Re: DSI Pro II Images?





Stephen Paul wrote:
Doink wrote:

Has anyone used the Meade DSI Pro II? I'd like to see some B/W images from
it...

Still weighing the 300D Stephen Paul has done great stuff with that camera
and the price is good.

Doink


Well, I'm not really deserving of accolade. Truth is, I've been lucky a
few times when everything was working in my favor. At least so it seems
given the rarity with which I'm actually able to get out and image. :-)

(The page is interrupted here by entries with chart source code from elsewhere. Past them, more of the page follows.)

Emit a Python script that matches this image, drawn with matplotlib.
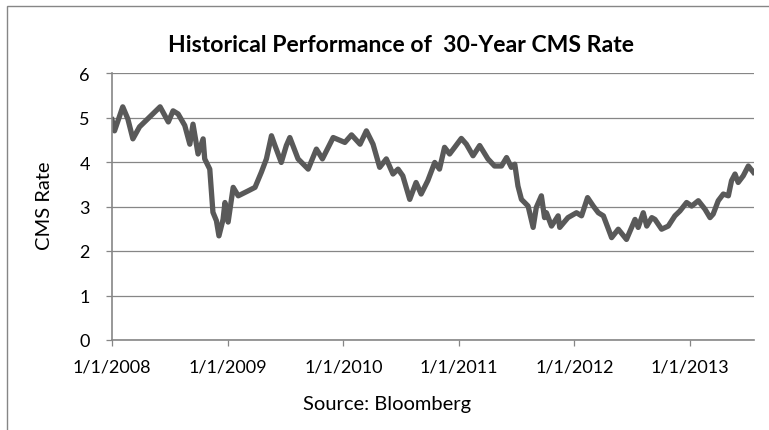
import numpy as np
import matplotlib
matplotlib.use("Agg")
import matplotlib.pyplot as plt
from matplotlib.patches import Rectangle

# Datos (fecha, tasa CMS 30 anios)
fechas = [
    "2008-01-01", "2008-01-09", "2008-02-04", "2008-02-20", "2008-03-07", "2008-03-28",
    "2008-04-23", "2008-06-01", "2008-06-27", "2008-07-12", "2008-07-28", "2008-08-18",
    "2008-09-03", "2008-09-13", "2008-09-29", "2008-10-15", "2008-10-20", "2008-11-05",
    "2008-11-15", "2008-11-26", "2008-12-04", "2008-12-17", "2008-12-23", "2009-01-02",
    "2009-01-18", "2009-02-03", "2009-03-06", "2009-03-28", "2009-04-17", "2009-05-03",
    "2009-05-19", "2009-05-30", "2009-06-19", "2009-07-05", "2009-07-16", "2009-08-11",
    "2009-09-12", "2009-10-08", "2009-10-27", "2009-11-30", "2010-01-06", "2010-01-27",
    "2010-02-23", "2010-03-15", "2010-04-05", "2010-04-26", "2010-05-17", "2010-06-07",
    "2010-06-23", "2010-07-08", "2010-07-30", "2010-08-19", "2010-09-04", "2010-09-25",
    "2010-10-17", "2010-11-01", "2010-11-17", "2010-12-03", "2010-12-19", "2011-01-09",
    "2011-01-25", "2011-02-15", "2011-03-08", "2011-04-03", "2011-04-24", "2011-05-16",
    "2011-06-01", "2011-06-16", "2011-06-27", "2011-07-07", "2011-07-18", "2011-08-08",
    "2011-08-24", "2011-09-03", "2011-09-19", "2011-09-29", "2011-10-05", "2011-10-21",
    "2011-11-11", "2011-11-16", "2011-12-12", "2012-01-08", "2012-01-24", "2012-02-12",
    "2012-03-01", "2012-03-17", "2012-04-02", "2012-04-18", "2012-04-28", "2012-05-19",
    "2012-06-14", "2012-07-11", "2012-07-21", "2012-08-06", "2012-08-17", "2012-09-02",
    "2012-09-12", "2012-10-03", "2012-10-24", "2012-11-14", "2012-11-30", "2012-12-21",
    "2013-01-06", "2013-01-27", "2013-02-17", "2013-03-05", "2013-03-15", "2013-03-31",
    "2013-04-16", "2013-05-02", "2013-05-12", "2013-05-23", "2013-06-02", "2013-06-18",
    "2013-07-04", "2013-07-20",
]
tasa = [
    4.95, 4.70, 5.24, 4.97, 4.52, 4.79,
    4.97, 5.24, 4.90, 5.15, 5.08, 4.82,
    4.40, 4.85, 4.18, 4.52, 4.07, 3.84,
    2.87, 2.68, 2.34, 2.71, 3.09, 2.65,
    3.43, 3.24, 3.35, 3.43, 3.77, 4.07,
    4.59, 4.37, 3.99, 4.37, 4.55, 4.07,
    3.84, 4.29, 4.07, 4.55, 4.44, 4.61,
    4.40, 4.70, 4.40, 3.88, 4.07, 3.73,
    3.84, 3.69, 3.16, 3.54, 3.28, 3.58,
    3.99, 3.84, 4.33, 4.18, 4.33, 4.53,
    4.40, 4.14, 4.37, 4.07, 3.91, 3.91,
    4.10, 3.88, 3.95, 3.46, 3.16, 3.01,
    2.53, 2.98, 3.24, 2.75, 2.86, 2.56,
    2.79, 2.53, 2.75, 2.86, 2.79, 3.20,
    3.01, 2.86, 2.79, 2.49, 2.30, 2.49,
    2.26, 2.71, 2.53, 2.86, 2.56, 2.75,
    2.71, 2.49, 2.56, 2.79, 2.90, 3.09,
    3.01, 3.13, 2.94, 2.75, 2.83, 3.13,
    3.28, 3.24, 3.58, 3.73, 3.54, 3.69,
    3.91, 3.77,
]
ticks_x = ["2008-01-01", "2009-01-01", "2010-01-01", "2011-01-01", "2012-01-01", "2013-01-01"]
etiquetas_x = ["1/1/2008", "1/1/2009", "1/1/2010", "1/1/2011", "1/1/2012", "1/1/2013"]
ticks_y = [0, 1, 2, 3, 4, 5, 6]

plt.rcParams["font.family"] = ["Lato", "DejaVu Sans"]

t = np.array(fechas, dtype="datetime64[D]")
gris = "#868686"

fig = plt.figure(figsize=(7.69, 4.31), dpi=100)
ax = fig.add_axes([112 / 769, 1 - 341 / 431, (754 - 112) / 769, (341 - 74) / 431])

ax.plot(t, tasa, color="#595959", linewidth=3.8, solid_joinstyle="round")

ax.set_ylim(0, 6)
ax.set_yticks(ticks_y)
ax.set_xlim(np.datetime64("2008-01-01"), np.datetime64("2013-07-22"))
ax.set_xticks(np.array(ticks_x, dtype="datetime64[D]"))
ax.set_xticklabels(etiquetas_x)

ax.grid(axis="y", color=gris, linewidth=0.9)
ax.set_axisbelow(True)
for lado in ["top", "right"]:
    ax.spines[lado].set_visible(False)
for lado in ["left", "bottom"]:
    ax.spines[lado].set_color(gris)
    ax.spines[lado].set_linewidth(1.2)
ax.tick_params(axis="both", colors=gris, length=4, width=0.9, labelcolor="black",
               labelsize=13)
ax.tick_params(axis="x", pad=9)
ax.tick_params(axis="y", pad=12)

fig.text(401 / 769, 1 - 45 / 431, "Historical Performance of  30-Year CMS Rate",
         ha="center", va="center", fontsize=16.6, fontweight="bold")
fig.text(45 / 769, 1 - 206 / 431, "CMS Rate", ha="center", va="center",
         rotation=90, fontsize=14.5)
fig.text(387 / 769, 1 - 405 / 431, "Source: Bloomberg", ha="center", va="center",
         fontsize=14.5)

# Borde del area del grafico
fig.patches.append(Rectangle((7 / 769, -0.2), 1.2, 1.2 - 7 / 431,
                             transform=fig.transFigure, fill=False,
                             edgecolor=gris, linewidth=1))

plt.savefig("out.png", dpi=100)
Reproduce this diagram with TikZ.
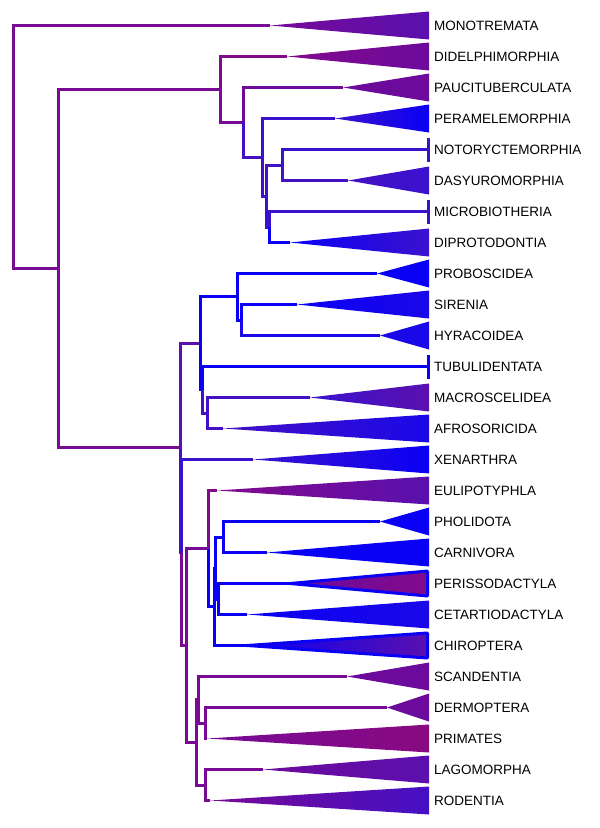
\documentclass[tikz,border=0pt]{standalone}
\usepackage{fontspec}
\setmainfont{Liberation Sans}
\definecolor{pu}{HTML}{780A96}
\definecolor{pr}{HTML}{820A8C}
\definecolor{pa}{HTML}{6C0A9C}
\definecolor{vi}{HTML}{5A10AE}
\definecolor{ind}{HTML}{4410C4}
\definecolor{ind2}{HTML}{3A12CE}
\definecolor{bl}{HTML}{0A00F5}
\definecolor{bl2}{HTML}{1A08E8}
\definecolor{mg}{HTML}{880A80}
\newcommand\myleaf[6]{%
  \coordinate (#1) at (#3,#2);
  \shade[left color=#4,right color=#5] (#1) -- (429,#2-14) -- (429,#2+14) -- cycle;
  \node[lab] (#1-l) at (434,#2) {#6};}
\newcommand\mybar[4]{%
  \coordinate (#1) at (428,#2);
  \draw[branch=#3] (428,#2-12) -- (428,#2+12);
  \node[lab] (#1-l) at (434,#2) {#4};}
\newcommand\myoutleaf[6]{%
  \coordinate (#1) at (#3,#2);
  \shade[left color=#4,right color=#5] (#1) -- (427.5,#2-12.5) -- (427.5,#2+12.5) -- cycle;
  \draw[line width=3pt,draw=bl,line join=bevel] (#1) -- (427.5,#2-12.5) -- (427.5,#2+12.5) -- cycle;
  \node[lab] (#1-l) at (434,#2) {#6};}
\tikzset{
  branch/.style={line width=3pt,draw=#1,line join=miter},
  lab/.style={anchor=west,inner sep=0pt,font=\fontsize{13.5}{16}\selectfont}
}
\begin{document}
\begin{tikzpicture}[x=1pt,y=-1pt]
\useasboundingbox (0,0) rectangle (600,828);
% leaves
\myleaf{mono}{25.5}{270}{pu}{vi}{MONOTREMATA}
\myleaf{didel}{56.5}{287}{pr}{pa}{DIDELPHIMORPHIA}
\myleaf{pauci}{87.5}{343}{pa}{pa}{PAUCITUBERCULATA}
\myleaf{peram}{118.5}{335}{ind2}{bl}{PERAMELEMORPHIA}
\mybar{notory}{149.5}{ind2}{NOTORYCTEMORPHIA}
\myleaf{dasy}{180.5}{348}{ind}{ind2}{DASYUROMORPHIA}
\mybar{micro}{211.5}{ind2}{MICROBIOTHERIA}
\myleaf{dipro}{242.5}{290}{bl}{ind2}{DIPROTODONTIA}
\myleaf{probo}{273.5}{377}{bl}{bl}{PROBOSCIDEA}
\myleaf{siren}{304.5}{297}{bl}{bl2}{SIRENIA}
\myleaf{hyrac}{335.5}{380}{bl2}{bl2}{HYRACOIDEA}
\mybar{tubuli}{366.5}{bl}{TUBULIDENTATA}
\myleaf{macro}{397.5}{310}{ind2}{vi}{MACROSCELIDEA}
\myleaf{afro}{428.5}{223}{ind}{bl2}{AFROSORICIDA}
\myleaf{xen}{459.5}{253}{ind2}{bl}{XENARTHRA}
\myleaf{euli}{490.5}{217}{pr}{vi}{EULIPOTYPHLA}
\myleaf{pholi}{521.5}{380}{bl}{bl}{PHOLIDOTA}
\myleaf{carni}{552.5}{267}{bl}{bl}{CARNIVORA}
\myoutleaf{periss}{583.5}{290}{pa}{pr}{PERISSODACTYLA}
\myleaf{cetart}{614.5}{247}{bl}{bl2}{CETARTIODACTYLA}
\myoutleaf{chiro}{645.5}{247}{bl}{vi}{CHIROPTERA}
\myleaf{scand}{676.5}{347}{pa}{pa}{SCANDENTIA}
\myleaf{dermo}{707.5}{387}{pa}{pa}{DERMOPTERA}
\myleaf{prim}{738.5}{207}{pu}{mg}{PRIMATES}
\myleaf{lago}{769.5}{263}{pa}{vi}{LAGOMORPHA}
\myleaf{rod}{800.5}{210}{pu}{ind}{RODENTIA}
% internal nodes
\coordinate (C) at (282,165);
\coordinate (E) at (269,227);
\coordinate (D) at (266,196);
\coordinate (A) at (262,157.25);
\coordinate (B) at (243,122.4);
\coordinate (M) at (220,89.4);
\coordinate (SH) at (241,320);
\coordinate (P) at (237,296.75);
\coordinate (AI) at (207,413);
\coordinate (TA) at (202.5,389.75);
\coordinate (AF) at (200.5,343.25);
\coordinate (Fe) at (223,537);
\coordinate (Eu) at (218,599);
\coordinate (FE) at (215,568);
\coordinate (Sc) at (214,606.75);
\coordinate (La) at (208,548.6);
\coordinate (PM) at (205,723);
\coordinate (EA) at (198,699.75);
\coordinate (G) at (205,785);
\coordinate (EG) at (196.5,742.4);
\coordinate (BO) at (186,645.5);
\coordinate (XB) at (181.5,552.5);
\coordinate (PL) at (180,447.9);
\coordinate (TH) at (58,268.6);
\coordinate (R) at (13,147);
% branches
\draw[branch=pu] (R) |- (mono);
\draw[branch=pu] (R) |- (TH);
\draw[branch=pu] (TH) |- (M);
\draw[branch=pu] (TH) |- (PL);
\draw[branch=pr] (M) |- (didel);
\draw[branch=pu] (M) |- (B);
\draw[branch=pa] (B) |- (pauci);
\draw[branch=ind] (B) |- (A);
\draw[branch=ind2] (A) |- (peram);
\draw[branch=ind] (A) |- (D);
\draw[branch=ind] (D) |- (C);
\draw[branch=ind2] (D) |- (E);
\draw[branch=ind2] (C) |- (notory);
\draw[branch=ind] (C) |- (dasy);
\draw[branch=ind2] (E) |- (micro);
\draw[branch=bl] (E) |- (dipro);
\draw[branch=vi] (PL) |- (AF);
\draw[branch=ind] (PL) |- (XB);
\draw[branch=bl] (AF) |- (P);
\draw[branch=bl] (AF) |- (TA);
\draw[branch=bl] (P) |- (probo);
\draw[branch=bl] (P) |- (SH);
\draw[branch=bl] (SH) |- (siren);
\draw[branch=bl2] (SH) |- (hyrac);
\draw[branch=bl] (TA) |- (tubuli);
\draw[branch=ind] (TA) |- (AI);
\draw[branch=ind] (AI) |- (macro);
\draw[branch=ind] (AI) |- (afro);
\draw[branch=ind2] (XB) |- (xen);
\draw[branch=pu] (XB) |- (BO);
\draw[branch=pu] (BO) |- (La);
\draw[branch=pu] (BO) |- (EG);
\draw[branch=pr] (La) |- (euli);
\draw[branch=bl] (La) |- (Sc);
\draw[branch=bl] (Sc) |- (FE);
\draw[branch=bl] (Sc) |- (chiro);
\draw[branch=bl] (FE) |- (Fe);
\draw[branch=bl] (FE) |- (Eu);
\draw[branch=bl] (Fe) |- (pholi);
\draw[branch=bl] (Fe) |- (carni);
\draw[branch=bl] (Eu) |- (periss);
\draw[branch=bl] (Eu) |- (cetart);
\draw[branch=pu] (EG) |- (EA);
\draw[branch=pu] (EG) |- (G);
\draw[branch=pu] (EA) |- (scand);
\draw[branch=pu] (EA) |- (PM);
\draw[branch=pu] (PM) |- (dermo);
\draw[branch=pu] (PM) |- (prim);
\draw[branch=pu] (G) |- (lago);
\draw[branch=pu] (G) |- (rod);
\end{tikzpicture}
\end{document}
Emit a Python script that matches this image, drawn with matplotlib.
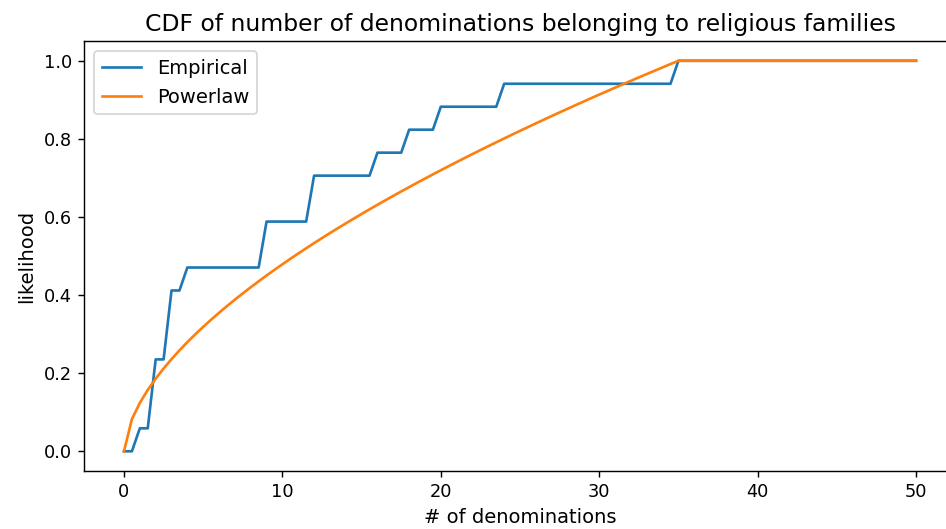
import numpy as np
import matplotlib
matplotlib.use("Agg")
import matplotlib.pyplot as plt

# number of denominations in each religious family (read from the step heights)
family_sizes = [1, 2, 2, 2, 3, 3, 3, 4, 9, 9, 12, 12, 16, 18, 20, 24, 35]

x_grid = np.linspace(0, 50, 101)

sizes = np.array(family_sizes, dtype=float)
empirical = np.array([(sizes <= x).mean() for x in x_grid])

# powerlaw fit on [0, max] (MLE for the shape)
xmax = sizes.max()
a = len(sizes) / -np.log(sizes / xmax).sum()
powerlaw = np.clip(x_grid / xmax, 0, 1) ** a

plt.rcParams["font.size"] = 11
plt.rcParams["xtick.labelsize"] = 10
plt.rcParams["ytick.labelsize"] = 10

dpi = 128
fig = plt.figure(figsize=(946 / dpi, 529 / dpi), dpi=dpi)
ax = fig.add_axes([0.0892, 0.110, 0.921, 0.812])

ax.plot(x_grid, empirical, label="Empirical")
ax.plot(x_grid, powerlaw, label="Powerlaw")

ax.set_title("CDF of number of denominations belonging to religious families")
ax.set_xlabel("# of denominations")
ax.set_ylabel("likelihood")
ax.legend(loc="upper left")
ax.spines["right"].set_visible(False)

fig.savefig("out.png", dpi=dpi)
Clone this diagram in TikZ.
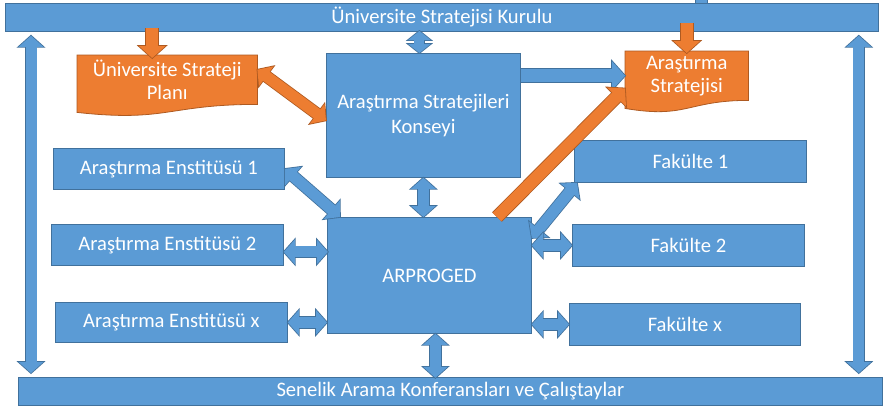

One other non-obvious advantage of the DSLR (and any large chip array),
is that it covers more area on the sky, which means that you don't have
to be dead on with your aim. 3000x2000 at 2 arcseconds per pixel covers
a lot of sky (50min x 33min). Even at 1 arcsecond you are still
covering 25 minutes x 17 minutes of arc.

"Close enough" works with DSLR's. :-)

As I understand it, the real downside to the DSLR is the pixel well
depth (or charge capacity). The DSLR doesn't have the depth of charge
that a CCD has, and that means the camera doesn't have as good a
dynamic range for extracting fine contrast differences out of targets.
For example, the core of a globular cluster will saturate pixels,
before the dim outer stars have been recorded.

With a CCD, this is less of a problem, as the depth of charge of the
pixel is "deeper" (doesn't saturate as fast).

Here's what I might do if I had it to do over again....
Buy a _professionally_ modded DSLR with the standard 18-55mm lens ($700
used) and add a good 100-400mm zoom ($1400), both with an end filter
for UV/IR for day use ($80x2). Then I'd get a self-guided 765x512 pixel
CCD camera (ST7 or MX916 for $1000??) that I could use as an autoguider
for imaging with the DSLR using the camera lenses, as well as using a
600mm focal length 80ED ($400). I could then also do CCD imaging at
1280mm and 2032mm with a C8 ($550 no-XLT) and an F6.3 R/C ($100).

Not positive, but you might even get away with an AS-CG-5GT mount
($600), although I'd probably shoot for the GM-8 (non-Gemini; $1100) as
a minimum.

For the C8, you don't need a guide scope as the CCD is self guiding.
For the DSLR, you need a camera piggy back kit for the 80ED and a way
to connect the CCD to the 100-400 zoom for auto-guiding when using the
80ED for imaging. (Of course you use the 80ED as a guide scope for DSLR
imaging.)

That would pretty much cover it.

:-)

-Stephen


You are assuming that all DSLR do not have a CCD imager.
In fact, most DSLR have a CCD imager. Canon is
the big CMOS guy. Most others, like Nikon, have CCD.